Exercise materials |
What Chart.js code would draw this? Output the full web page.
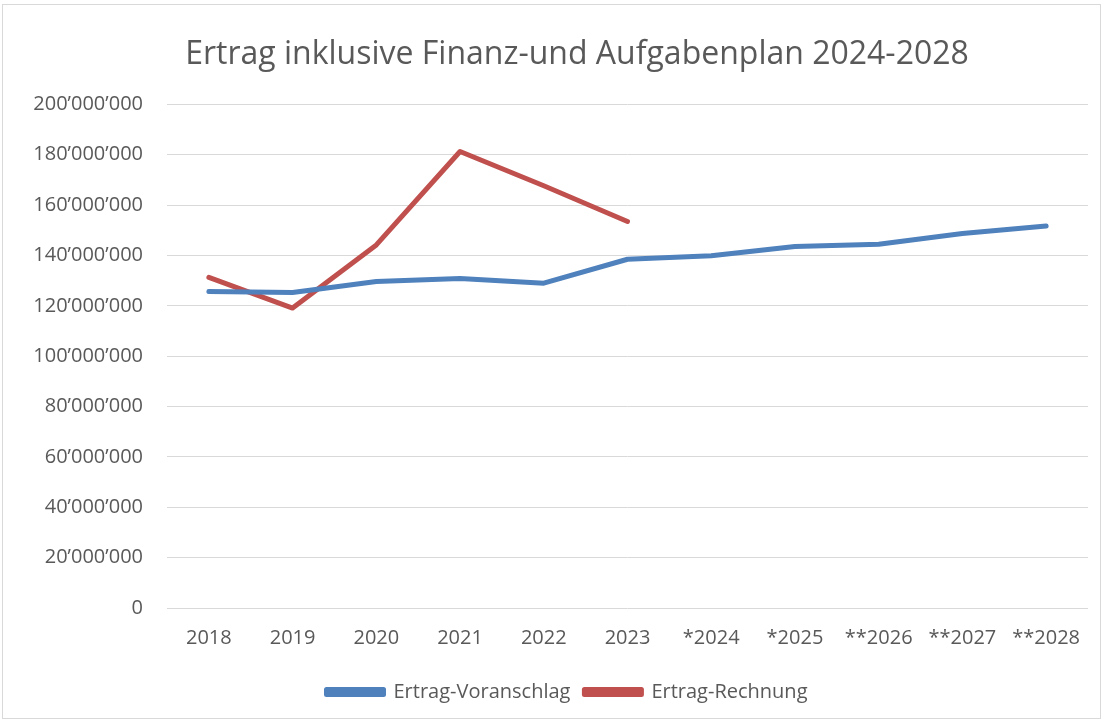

---

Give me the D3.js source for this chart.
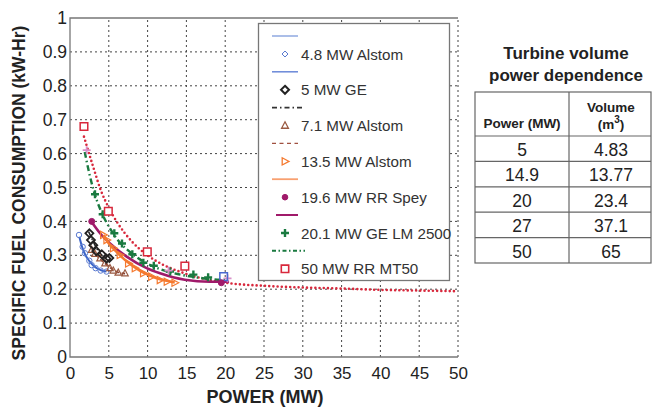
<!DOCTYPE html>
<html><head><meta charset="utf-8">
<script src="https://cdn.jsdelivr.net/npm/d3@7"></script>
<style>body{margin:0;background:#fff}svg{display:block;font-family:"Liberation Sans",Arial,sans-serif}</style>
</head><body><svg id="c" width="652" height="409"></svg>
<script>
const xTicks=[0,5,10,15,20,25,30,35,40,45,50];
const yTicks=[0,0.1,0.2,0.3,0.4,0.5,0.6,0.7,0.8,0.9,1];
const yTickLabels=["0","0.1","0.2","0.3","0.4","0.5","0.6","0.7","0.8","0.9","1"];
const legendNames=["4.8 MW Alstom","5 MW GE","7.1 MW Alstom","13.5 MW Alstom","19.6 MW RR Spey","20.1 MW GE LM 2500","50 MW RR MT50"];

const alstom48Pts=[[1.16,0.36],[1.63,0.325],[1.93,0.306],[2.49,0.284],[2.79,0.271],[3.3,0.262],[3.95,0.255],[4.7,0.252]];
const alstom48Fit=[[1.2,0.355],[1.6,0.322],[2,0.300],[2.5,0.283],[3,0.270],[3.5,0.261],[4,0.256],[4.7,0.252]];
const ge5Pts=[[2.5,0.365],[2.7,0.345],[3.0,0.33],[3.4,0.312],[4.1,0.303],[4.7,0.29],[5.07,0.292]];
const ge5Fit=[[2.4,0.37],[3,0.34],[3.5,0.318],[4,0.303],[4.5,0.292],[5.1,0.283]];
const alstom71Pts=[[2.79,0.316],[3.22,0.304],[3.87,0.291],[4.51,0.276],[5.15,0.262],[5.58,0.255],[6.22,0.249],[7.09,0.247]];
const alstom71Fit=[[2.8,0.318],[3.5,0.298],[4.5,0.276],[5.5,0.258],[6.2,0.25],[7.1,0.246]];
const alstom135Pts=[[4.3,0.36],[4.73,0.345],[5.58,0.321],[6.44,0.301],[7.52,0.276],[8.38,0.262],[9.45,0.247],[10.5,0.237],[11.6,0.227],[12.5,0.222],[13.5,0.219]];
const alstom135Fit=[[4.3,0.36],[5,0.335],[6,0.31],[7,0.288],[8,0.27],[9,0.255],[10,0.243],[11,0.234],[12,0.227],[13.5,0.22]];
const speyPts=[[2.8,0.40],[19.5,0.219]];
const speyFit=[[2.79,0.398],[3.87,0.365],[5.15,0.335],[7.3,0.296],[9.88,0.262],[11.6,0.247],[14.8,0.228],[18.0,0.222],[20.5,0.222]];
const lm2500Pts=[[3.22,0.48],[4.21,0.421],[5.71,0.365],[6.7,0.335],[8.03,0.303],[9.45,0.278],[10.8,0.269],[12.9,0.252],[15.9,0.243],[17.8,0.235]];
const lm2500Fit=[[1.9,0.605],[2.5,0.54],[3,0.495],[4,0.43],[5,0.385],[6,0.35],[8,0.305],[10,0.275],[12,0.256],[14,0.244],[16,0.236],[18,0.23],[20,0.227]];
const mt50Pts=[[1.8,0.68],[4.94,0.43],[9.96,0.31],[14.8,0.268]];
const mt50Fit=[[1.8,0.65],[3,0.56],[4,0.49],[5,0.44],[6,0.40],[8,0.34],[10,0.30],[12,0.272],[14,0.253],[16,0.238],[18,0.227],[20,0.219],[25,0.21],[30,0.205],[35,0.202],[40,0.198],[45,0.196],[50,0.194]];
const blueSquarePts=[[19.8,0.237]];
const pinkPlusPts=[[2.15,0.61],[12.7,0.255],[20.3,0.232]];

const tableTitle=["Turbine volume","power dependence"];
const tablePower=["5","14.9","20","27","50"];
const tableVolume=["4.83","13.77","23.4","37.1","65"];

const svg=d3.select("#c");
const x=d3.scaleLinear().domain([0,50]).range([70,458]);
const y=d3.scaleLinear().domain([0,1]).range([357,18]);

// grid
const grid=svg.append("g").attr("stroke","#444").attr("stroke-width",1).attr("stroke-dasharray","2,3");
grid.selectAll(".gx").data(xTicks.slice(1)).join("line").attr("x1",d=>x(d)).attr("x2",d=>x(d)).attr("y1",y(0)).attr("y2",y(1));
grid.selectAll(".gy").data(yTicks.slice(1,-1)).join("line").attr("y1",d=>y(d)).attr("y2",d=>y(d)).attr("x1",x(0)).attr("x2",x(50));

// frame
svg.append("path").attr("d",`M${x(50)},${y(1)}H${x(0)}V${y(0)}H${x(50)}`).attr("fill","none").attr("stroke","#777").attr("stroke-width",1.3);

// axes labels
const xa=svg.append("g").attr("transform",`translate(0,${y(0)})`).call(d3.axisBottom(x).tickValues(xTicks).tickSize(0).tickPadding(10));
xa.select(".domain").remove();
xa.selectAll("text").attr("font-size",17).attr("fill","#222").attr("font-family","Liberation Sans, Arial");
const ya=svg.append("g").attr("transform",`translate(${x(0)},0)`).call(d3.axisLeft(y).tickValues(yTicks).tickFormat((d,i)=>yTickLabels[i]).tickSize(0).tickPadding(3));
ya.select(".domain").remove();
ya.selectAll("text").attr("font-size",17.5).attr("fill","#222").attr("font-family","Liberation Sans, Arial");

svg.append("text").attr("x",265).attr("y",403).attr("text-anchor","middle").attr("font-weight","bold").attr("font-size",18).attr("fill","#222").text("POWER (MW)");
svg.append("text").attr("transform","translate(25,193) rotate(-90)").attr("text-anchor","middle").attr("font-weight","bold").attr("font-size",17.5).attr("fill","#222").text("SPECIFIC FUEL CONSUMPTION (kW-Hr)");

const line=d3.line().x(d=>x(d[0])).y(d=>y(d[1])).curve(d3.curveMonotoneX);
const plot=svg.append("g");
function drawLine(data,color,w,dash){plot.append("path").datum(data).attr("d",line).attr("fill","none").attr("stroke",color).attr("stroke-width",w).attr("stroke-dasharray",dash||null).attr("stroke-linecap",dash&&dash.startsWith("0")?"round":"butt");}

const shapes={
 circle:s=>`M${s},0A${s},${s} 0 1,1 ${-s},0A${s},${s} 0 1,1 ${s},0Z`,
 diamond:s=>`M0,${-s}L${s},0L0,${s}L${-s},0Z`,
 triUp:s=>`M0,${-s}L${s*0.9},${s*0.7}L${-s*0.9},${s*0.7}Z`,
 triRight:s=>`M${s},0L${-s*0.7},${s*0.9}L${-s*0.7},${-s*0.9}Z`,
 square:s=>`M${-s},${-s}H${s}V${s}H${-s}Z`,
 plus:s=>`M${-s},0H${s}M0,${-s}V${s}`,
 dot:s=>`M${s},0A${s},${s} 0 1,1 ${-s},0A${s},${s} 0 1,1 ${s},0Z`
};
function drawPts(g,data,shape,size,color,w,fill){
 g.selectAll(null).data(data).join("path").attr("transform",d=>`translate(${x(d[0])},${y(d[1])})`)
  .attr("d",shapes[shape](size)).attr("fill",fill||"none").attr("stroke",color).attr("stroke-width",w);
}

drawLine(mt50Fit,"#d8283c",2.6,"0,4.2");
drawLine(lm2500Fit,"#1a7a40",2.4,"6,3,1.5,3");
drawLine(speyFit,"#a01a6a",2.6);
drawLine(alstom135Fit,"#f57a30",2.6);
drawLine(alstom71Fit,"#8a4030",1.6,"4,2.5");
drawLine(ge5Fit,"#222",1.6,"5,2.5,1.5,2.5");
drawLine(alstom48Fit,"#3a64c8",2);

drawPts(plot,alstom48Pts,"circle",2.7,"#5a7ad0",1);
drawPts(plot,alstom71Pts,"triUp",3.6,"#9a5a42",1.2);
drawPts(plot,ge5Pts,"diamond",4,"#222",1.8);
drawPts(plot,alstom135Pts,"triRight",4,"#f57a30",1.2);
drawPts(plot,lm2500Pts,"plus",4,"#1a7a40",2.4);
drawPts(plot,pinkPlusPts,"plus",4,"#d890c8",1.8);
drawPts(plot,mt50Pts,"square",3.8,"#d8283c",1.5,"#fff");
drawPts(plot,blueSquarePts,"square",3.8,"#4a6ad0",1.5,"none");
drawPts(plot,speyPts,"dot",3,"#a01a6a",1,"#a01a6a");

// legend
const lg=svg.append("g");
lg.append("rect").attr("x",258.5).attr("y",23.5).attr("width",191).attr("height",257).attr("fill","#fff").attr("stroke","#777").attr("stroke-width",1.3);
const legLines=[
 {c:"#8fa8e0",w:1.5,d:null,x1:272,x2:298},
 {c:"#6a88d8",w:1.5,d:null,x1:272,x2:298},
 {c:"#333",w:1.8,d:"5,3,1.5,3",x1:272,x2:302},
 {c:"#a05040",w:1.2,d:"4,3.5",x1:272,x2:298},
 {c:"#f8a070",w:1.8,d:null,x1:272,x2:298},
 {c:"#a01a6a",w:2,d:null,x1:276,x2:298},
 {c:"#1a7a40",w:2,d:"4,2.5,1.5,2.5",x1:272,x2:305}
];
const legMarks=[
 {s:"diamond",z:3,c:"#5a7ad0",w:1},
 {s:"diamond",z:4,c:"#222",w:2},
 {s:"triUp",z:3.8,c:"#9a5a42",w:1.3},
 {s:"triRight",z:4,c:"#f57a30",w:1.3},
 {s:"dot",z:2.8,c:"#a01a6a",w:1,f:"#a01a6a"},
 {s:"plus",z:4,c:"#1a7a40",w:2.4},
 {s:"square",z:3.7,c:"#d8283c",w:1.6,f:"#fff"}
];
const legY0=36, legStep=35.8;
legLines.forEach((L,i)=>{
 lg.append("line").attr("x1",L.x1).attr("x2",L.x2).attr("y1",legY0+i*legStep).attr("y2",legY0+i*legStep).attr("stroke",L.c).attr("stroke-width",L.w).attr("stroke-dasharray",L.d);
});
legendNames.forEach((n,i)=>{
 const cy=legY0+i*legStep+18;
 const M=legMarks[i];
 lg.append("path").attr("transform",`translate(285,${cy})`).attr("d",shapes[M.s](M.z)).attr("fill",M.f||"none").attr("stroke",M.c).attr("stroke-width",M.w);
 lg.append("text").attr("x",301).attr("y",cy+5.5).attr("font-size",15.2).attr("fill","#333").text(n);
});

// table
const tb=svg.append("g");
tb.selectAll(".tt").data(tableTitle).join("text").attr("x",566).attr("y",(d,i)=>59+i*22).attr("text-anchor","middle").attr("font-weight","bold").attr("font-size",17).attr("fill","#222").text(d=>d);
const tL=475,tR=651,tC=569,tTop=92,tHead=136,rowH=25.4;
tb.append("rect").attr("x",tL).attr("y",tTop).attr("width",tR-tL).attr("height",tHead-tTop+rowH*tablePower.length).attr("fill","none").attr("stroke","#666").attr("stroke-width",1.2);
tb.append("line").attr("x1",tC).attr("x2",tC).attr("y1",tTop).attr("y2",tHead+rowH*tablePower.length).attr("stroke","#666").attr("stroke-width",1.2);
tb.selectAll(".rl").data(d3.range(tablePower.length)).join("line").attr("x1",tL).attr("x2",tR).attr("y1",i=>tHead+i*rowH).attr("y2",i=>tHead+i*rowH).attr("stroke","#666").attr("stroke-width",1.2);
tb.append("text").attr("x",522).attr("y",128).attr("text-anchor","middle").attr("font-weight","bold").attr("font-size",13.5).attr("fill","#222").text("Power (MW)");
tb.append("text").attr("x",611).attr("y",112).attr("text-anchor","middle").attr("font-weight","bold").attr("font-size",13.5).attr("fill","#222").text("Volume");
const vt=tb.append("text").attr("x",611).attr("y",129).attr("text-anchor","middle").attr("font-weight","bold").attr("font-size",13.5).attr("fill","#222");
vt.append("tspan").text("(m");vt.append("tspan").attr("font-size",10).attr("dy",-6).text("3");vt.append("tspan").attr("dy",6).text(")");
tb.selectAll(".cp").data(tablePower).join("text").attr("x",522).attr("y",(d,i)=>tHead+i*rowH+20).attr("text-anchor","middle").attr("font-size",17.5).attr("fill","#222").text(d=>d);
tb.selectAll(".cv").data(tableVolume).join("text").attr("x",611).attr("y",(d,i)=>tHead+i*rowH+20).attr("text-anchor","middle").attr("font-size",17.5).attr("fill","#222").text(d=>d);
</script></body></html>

* * *

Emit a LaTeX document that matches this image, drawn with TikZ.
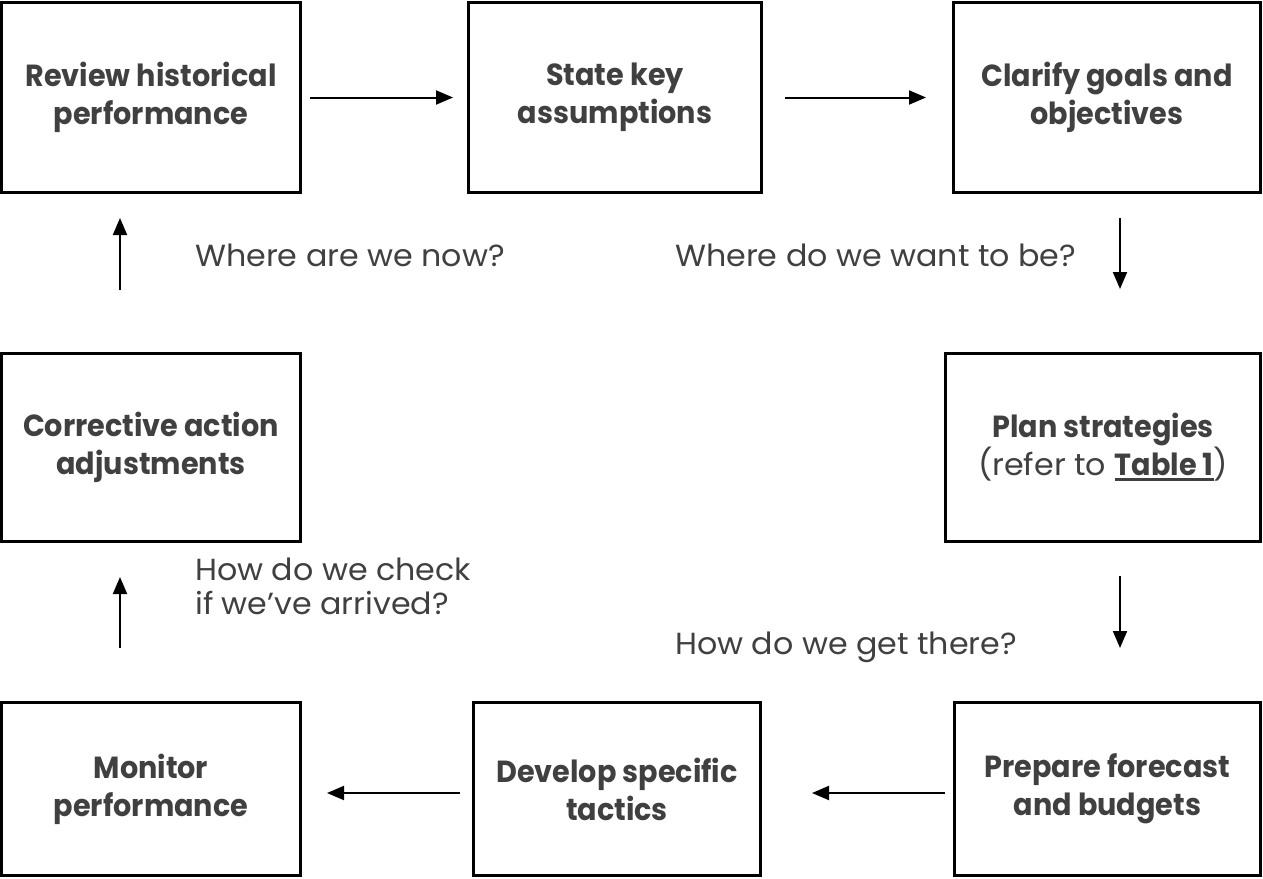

Work required | Copy every line that includes the string "this" from the material above.

Result below |
What Chart.js code would draw this? Output the full web page.
Give me the D3.js source for this chart.
Emit a LaTeX document that matches this image, drawn with TikZ.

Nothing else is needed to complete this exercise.